8yo started with math. He had review, but he was drawing it out, singing, making careless mistakes. 6 yo started with Lama, and then "suffered" through it: threw himself on the floor, threw his pencil, cried how he can't do it, etc. Voluntarily he went to his room a few times, to complete work without interruptions. The funny thing is: he knew all the answers, he was able to write them all down, but the perception of the task's difficulty was clouding his ability to sit down and get it done.

Then 8 yo moved on to script, while 6 yo started math. Same story with math: he can do all the problems, but the text insists on drawing illustrations, and he gets completely stumped, even though I DO NOT require him to draw anything, only to solve the problems.

Next was Lashon HaTorah. 8 yo finished his in a flash and we started 24th perek in Chayei Sarah. He wanted to do four pesukim; no objections from me. We got to "moshel". I explained the word's meaning and wrote down "rosh hamemshala", with translation. He immediately quoted back from Yishtabach: oz u'memshala. We high-fived.
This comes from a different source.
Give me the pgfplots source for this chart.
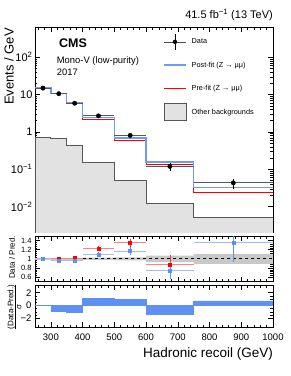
\documentclass[border=0pt]{standalone}
\usepackage{fontspec}
\setmainfont{Liberation Sans}
\usepackage{pgfplots}
\pgfplotsset{compat=1.18}
\definecolor{postblue}{RGB}{110,155,250}
\definecolor{ptblue}{RGB}{95,145,245}
\definecolor{ltblue}{RGB}{160,190,250}
\definecolor{ltred}{RGB}{255,130,130}
\definecolor{bkgfill}{RGB}{226,226,226}
\definecolor{bkgedge}{RGB}{85,85,85}
\definecolor{bandgray}{RGB}{200,200,200}
\pgfplotsset{
  cmsaxis/.style={
    scale only axis, width=238pt, xmin=250, xmax=1000,
    tick align=inside, xtick pos=both, ytick pos=both,
    major tick length=5pt, minor tick length=2.5pt,
    xtick={300,400,500,600,700,800,900,1000},
    minor xtick={260,280,...,1000},
    axis line style={line width=0.7pt},
    every tick/.style={black, line width=0.5pt},
  }
}
\begin{document}
\begin{tikzpicture}
\useasboundingbox (0pt,0pt) rectangle (291pt,-376pt);
% ---------------- main panel ----------------
\begin{axis}[cmsaxis,
  at={(35pt,-232.7pt)}, anchor=south west, height=205.7pt,
  ymode=log, ymin=2e-3, ymax=650,
  xticklabels={},
  ytick={0.01,0.1,1,10,100},
  yticklabels={10\textsuperscript{−2},10\textsuperscript{−1},1,10,10\textsuperscript{2}},
  yticklabel style={font=\fontsize{11}{12}\selectfont, xshift=1pt},
  legend style={at={(axis description cs:0.5378,0.970)}, anchor=north west,
    draw=none, fill=none, inner sep=0pt, row sep=6.3pt, column sep=3pt,
    font=\fontsize{7.3}{8}\selectfont, nodes={inner sep=2pt}},
  legend cell align=left,
]
% other backgrounds
\addplot[const plot, fill=bkgfill, draw=bkgedge, line width=0.8pt, forget plot]
  coordinates {(250,1e-4)(250,0.70)(300,0.66)(350,0.45)(400,0.155)(500,0.051)(600,0.0124)(750,0.0050)(1000,0.0050)(1000,1e-4)} -- cycle;
% pre-fit
\addplot[const plot, red, line width=0.9pt, forget plot]
  coordinates {(250,14.85)(300,10.5)(350,5.78)(400,2.2)(500,0.60)(600,0.136)(750,0.0247)(1000,0.0247)};
% post-fit
\addplot[const plot, postblue, line width=1.3pt, forget plot]
  coordinates {(250,15.1)(300,10.93)(350,6.15)(400,2.45)(500,0.69)(600,0.158)(750,0.0325)(1000,0.0325)};
% data x error bars
\addplot[draw=none, mark=none, forget plot,
  error bars/.cd, x dir=both, x explicit, error mark=none,
  error bar style={black!65, line width=0.8pt}]
  coordinates {(275,15.0) +- (25,0) (325,10.6) +- (25,0) (375,5.9) +- (25,0)
               (450,2.7) +- (50,0) (550,0.81) +- (50,0) (675,0.12) +- (75,0) (875,0.0434) +- (125,0)};
% data points with y errors
\addplot[only marks, mark=*, mark size=2.2pt, black, forget plot,
  error bars/.cd, y dir=both, y explicit, error mark=none,
  error bar style={black, line width=0.7pt}]
  coordinates {(275,15.0) +- (0,0.55) (325,10.6) +- (0,0.46) (375,5.9) +- (0,0.34)
               (450,2.7) +- (0,0.16) (550,0.81) +- (0,0.09) (675,0.12) +- (0,0.029) (875,0.0434) +- (0,0.013)};
% legend
\addlegendimage{draw=none, fill=none, legend image code/.code={
  \path[draw=none, fill=none] (0pt,-8.5pt) rectangle (22pt,8.5pt);
  \draw[draw=black!70, line width=0.7pt] (0pt,0pt) -- (22pt,0pt);
  \draw[draw=black, line width=0.7pt] (11pt,-8pt) -- (11pt,8pt);
  \fill[fill=black] (11pt,0pt) circle (2.2pt);}}
\addlegendentry{Data}
\addlegendimage{draw=none, fill=none, legend image code/.code={
  \path[draw=none, fill=none] (0pt,-8.5pt) rectangle (22pt,8.5pt);
  \draw[draw=postblue, line width=1.5pt] (0pt,0pt) -- (22pt,0pt);}}
\addlegendentry{Post-fit (Z → μμ)}
\addlegendimage{draw=none, fill=none, legend image code/.code={
  \path[draw=none, fill=none] (0pt,-8.5pt) rectangle (22pt,8.5pt);
  \draw[draw=red, line width=1.1pt] (0pt,0pt) -- (22pt,0pt);}}
\addlegendentry{Pre-fit (Z → μμ)}
\addlegendimage{draw=none, fill=none, legend image code/.code={
  \path[draw=bkgedge, fill=bkgfill, line width=0.8pt] (0pt,-8.5pt) rectangle (22pt,8.5pt);}}
\addlegendentry{Other backgrounds}
\end{axis}
% ---------------- ratio panel ----------------
\begin{axis}[cmsaxis,
  at={(35pt,-281.7pt)}, anchor=south west, height=45.7pt,
  ymin=0.5, ymax=1.5,
  xticklabels={},
  ytick={0.6,0.8,1,1.2,1.4}, yticklabels={0.6,0.8,1,1.2,1.4},
  minor y tick num=4,
  yticklabel style={font=\fontsize{7.5}{8}\selectfont},
]
\addplot[fill=bandgray, draw=none]
  coordinates {(250,1.02)(400,1.02)(400,1.025)(500,1.025)(500,1.035)(600,1.035)(600,1.07)(750,1.07)(750,1.11)(1000,1.11)
               (1000,0.89)(750,0.89)(750,0.93)(600,0.93)(600,0.965)(500,0.965)(500,0.975)(400,0.975)(400,0.98)(250,0.98)} -- cycle;
\addplot[black, dashed, line width=0.9pt] coordinates {(250,1)(1000,1)};
% red x errors
\addplot[draw=none, mark=none,
  error bars/.cd, x dir=both, x explicit, error mark=none,
  error bar style={ltred, line width=0.8pt}]
  coordinates {(275,1.01) +- (25,0) (325,1.01) +- (25,0) (375,1.02) +- (25,0)
               (450,1.23) +- (50,0) (550,1.35) +- (50,0) (675,0.88) +- (75,0)};
% blue x errors
\addplot[draw=none, mark=none,
  error bars/.cd, x dir=both, x explicit, error mark=none,
  error bar style={ltblue, line width=0.8pt}]
  coordinates {(275,1.00) +- (25,0) (325,0.97) +- (25,0) (375,0.96) +- (25,0)
               (450,1.10) +- (50,0) (550,1.17) +- (50,0) (675,0.75) +- (75,0) (875,1.35) +- (125,0)};
% red points
\addplot[only marks, mark=square*, mark size=1.5pt, red,
  error bars/.cd, y dir=both, y explicit, error mark=none,
  error bar style={red!80, line width=0.7pt}]
  coordinates {(275,1.01) +- (0,0.03) (325,1.01) +- (0,0.03) (375,1.02) +- (0,0.04)
               (450,1.23) +- (0,0.06) (550,1.35) +- (0,0.08) (675,0.88) +- (0,0.21)};
% blue points
\addplot[only marks, mark=square*, mark size=1.5pt, ptblue,
  error bars/.cd, y dir=both, y explicit, error mark=none,
  error bar style={ptblue, line width=0.7pt}]
  coordinates {(275,1.00) +- (0,0.03) (325,0.97) +- (0,0.03) (375,0.96) +- (0,0.04)
               (450,1.10) +- (0,0.05) (550,1.17) +- (0,0.09) (675,0.75) +- (0,0.19) (875,1.35) +- (0,0.42)};
\end{axis}
% ---------------- pull panel ----------------
\begin{axis}[cmsaxis,
  at={(35pt,-327.3pt)}, anchor=south west, height=42.3pt,
  ymin=-3.4, ymax=3.2,
  xticklabels={300,400,500,600,700,800,900,1000},
  xticklabel style={font=\fontsize{9.5}{10}\selectfont, yshift=-3.5pt},
  ytick={-2,0,2}, yticklabels={−2,0,2},
  minor y tick num=3,
  yticklabel style={font=\fontsize{9.5}{10}\selectfont},
]
\addplot[const plot, fill=ptblue, draw=ptblue, line width=0.6pt]
  coordinates {(250,0)(250,0.05)(300,-0.83)(350,-0.99)(400,1.14)(500,0.99)(600,-1.30)(750,0.73)(1000,0.73)(1000,0)} -- cycle;
\end{axis}
% ---------------- texts ----------------
\node[anchor=base east, font=\fontsize{11}{12}\selectfont, inner sep=0pt] at (273pt,-18pt) {41.5 fb\textsuperscript{−1} (13 TeV)};
\node[anchor=base west, font=\fontsize{12.5}{13}\selectfont\bfseries, inner sep=0pt] at (59pt,-47.3pt) {CMS};
\node[anchor=base west, font=\fontsize{9.4}{10}\selectfont, inner sep=0pt] at (56.7pt,-63.5pt) {Mono-V (low-purity)};
\node[anchor=base west, font=\fontsize{9.4}{10}\selectfont, inner sep=0pt] at (56.7pt,-75pt) {2017};
\node[anchor=base east, rotate=90, font=\fontsize{13}{14}\selectfont, inner sep=0pt] at (13.5pt,-28pt) {Events / GeV};
\node[anchor=base east, rotate=90, font=\fontsize{8}{9}\selectfont, inner sep=0pt] at (15pt,-236pt) {Data / Pred.};
\node[anchor=center, rotate=90, inner sep=0pt] at (14.5pt,-307pt)
  {$\frac{\mbox{\fontsize{8}{9}\selectfont (Data-Pred.)}}{\mbox{\fontsize{8}{9}\selectfont σ}}$};
\node[anchor=base east, font=\fontsize{13.5}{14}\selectfont, inner sep=0pt] at (273pt,-357pt) {Hadronic recoil (GeV)};
\end{tikzpicture}
\end{document}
Then he asked about that strange swearing under the thigh. I brought in Rashi. He lit up when he realized that it had to do with the brit mila. Those are the nicest moments; I feel grateful to be his teacher and experience with him the discovery of wisdom. It is amazing to see that there is a difficulty in the text, wait for him to ask a question, and then point to a right Rashi, watch him start reading it, propose his own explanation, then see what Rashi has to say and then glow with enlightenment.

For myself, I have seen these parshiyot for so many years by now. I learned them in depth in high school, but the level of new clarity and new questions is still astounding. I see these pesukim in a new light, and new ideas, or long-forgotten commentaries now make more sense.

6 yo finished math, then did handwriting and Lashon HaTorah in a jiffy. He remembered about plural suffixes, what they are and  what they do.

Then the extracurricular leaf raking commenced. The rakes were located, and the leaf pile grew and grew. I know that this is the first raking of the season and the enthusiasm is bound to wane, but for now, it is nice to see the boys working together and enjoying it.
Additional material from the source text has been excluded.